The best thing Solis did was hire Payne and Sklar. If Nilah was just another white Incel with a script, and Claire was a middle-aged male blowhard, this thing would be practically unwatchable. Instead, he gives us two women at very different stages in their artistic journeys, discussing the finer points of what it takes to get a film made. Any woman with an IMDb credit has had to work approximately 80% harder to get there. Claire and Nilah’s conversations take on double meaning as the story plays out according to doctrine they’ve elucidated.

I also have to hand it to Solis for using Werner Herzog as the name-checked filmic inspiration for pretty much all of the characters. Herzog is dynamic and wholly original, and not who most pretentious film types latch on to as their patron saint.

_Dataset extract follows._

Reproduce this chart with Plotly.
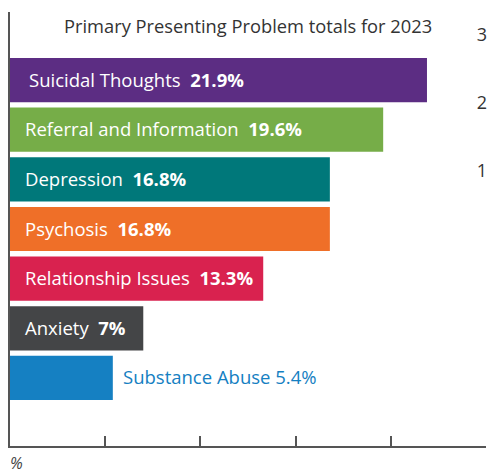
import plotly.graph_objects as go

categories = ["Suicidal Thoughts", "Referral and Information", "Depression", "Psychosis",
              "Relationship Issues", "Anxiety", "Substance Abuse"]
values = [21.9, 19.6, 16.8, 16.8, 13.3, 7.0, 5.4]
value_labels = ["21.9%", "19.6%", "16.8%", "16.8%", "13.3%", "7%", "5.4%"]
colors = ["#5c2d83", "#76ad48", "#00787a", "#ef6f28", "#d9224f", "#444547", "#1580c2"]
x_ticks = [0, 5, 10, 15, 20, 25]
right_ticks = [1, 2, 3]
title = "Primary Presenting Problem totals for 2023"

FONT = "Open Sans"
pos = list(range(len(categories)))

fig = go.Figure()
fig.add_trace(go.Bar(
    x=values, y=pos, orientation="h",
    marker=dict(color=colors, line=dict(width=0)),
    width=0.89, hoverinfo="skip", showlegend=False,
))
# invisible trace for the right axis
fig.add_trace(go.Scatter(x=[None], y=[None], yaxis="y2", showlegend=False))

annotations = []
for i, (c, v, lab) in enumerate(zip(categories, values, value_labels)):
    if v > 6:
        annotations.append(dict(
            x=0, y=i, xref="x", yref="y", xanchor="left", yanchor="middle",
            xshift=13 + (4 if i == 0 else 0), yshift=1, showarrow=False,
            text=f"{c}  <b>{lab}</b>",
            font=dict(family=FONT, size=18.5, color="white"),
        ))
    else:
        annotations.append(dict(
            x=v, y=i, xref="x", yref="y", xanchor="left", yanchor="middle",
            xshift=8, yshift=1, showarrow=False,
            text=f"{c} {lab}",
            font=dict(family=FONT, size=18.5, color=colors[i]),
        ))
annotations.append(dict(
    x=0.5, y=1, xref="paper", yref="paper", xanchor="center", yanchor="top",
    yshift=1, showarrow=False, text=title,
    font=dict(family=FONT, size=18.3, color="#333333"),
))
annotations.append(dict(
    x=0, y=0, xref="paper", yref="paper", xanchor="left", yanchor="top",
    yshift=-4, xshift=-2, showarrow=False, text="<i>%</i>",
    font=dict(family=FONT, size=16, color="#444444"),
))

fig.update_layout(
    width=487, height=474,
    margin=dict(l=10, r=1, t=12, b=28),
    paper_bgcolor="white", plot_bgcolor="white",
    font=dict(family=FONT, color="#333333"),
    xaxis=dict(range=[0, 25], tickvals=x_ticks, showticklabels=False,
               ticks="inside", ticklen=10, tickcolor="#555555", tickwidth=1.5,
               showline=True, linecolor="#555555", linewidth=1.5,
               showgrid=False, zeroline=False, fixedrange=True),
    yaxis=dict(range=[6 + 1.37, -1.37], showticklabels=False, ticks="",
               showline=True, linecolor="#555555", linewidth=1.5,
               showgrid=False, zeroline=False),
    yaxis2=dict(overlaying="y", side="right", range=[-3.044, 3.338],
                tickvals=right_ticks, ticklabelposition="inside",
                ticklabelstandoff=-4,
                tickfont=dict(family=FONT, size=18, color="#333333"),
                showline=False, showgrid=False, zeroline=False, ticks=""),
    annotations=annotations,
)

fig.write_html(
    "out.html",
    config={"displayModeBar": False},
    post_script="document.body.style.margin='0';document.body.style.overflow='hidden';",
)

Solis presupposes that what aspiring indie filmmakers really want in a mentor is someone to tell them they’re undiscovered geniuses. It also scathingly exposes the hypocrisy of artists that believe mistreating people is part of the process. But I feel like Solis painted himself into a corner by (as he has stated in interviews) purposefully creating a film that requires multiple viewings to properly appreciate. It’s one thing to plant Easter Eggs. It’s entirely another to make a film that you HAVE to watch repeatedly to fully grasp. There’s not much for laypeople or casual cinema-goers to enjoy. However, I can see this one becoming a hidden gen amongst artsy up-and-comers.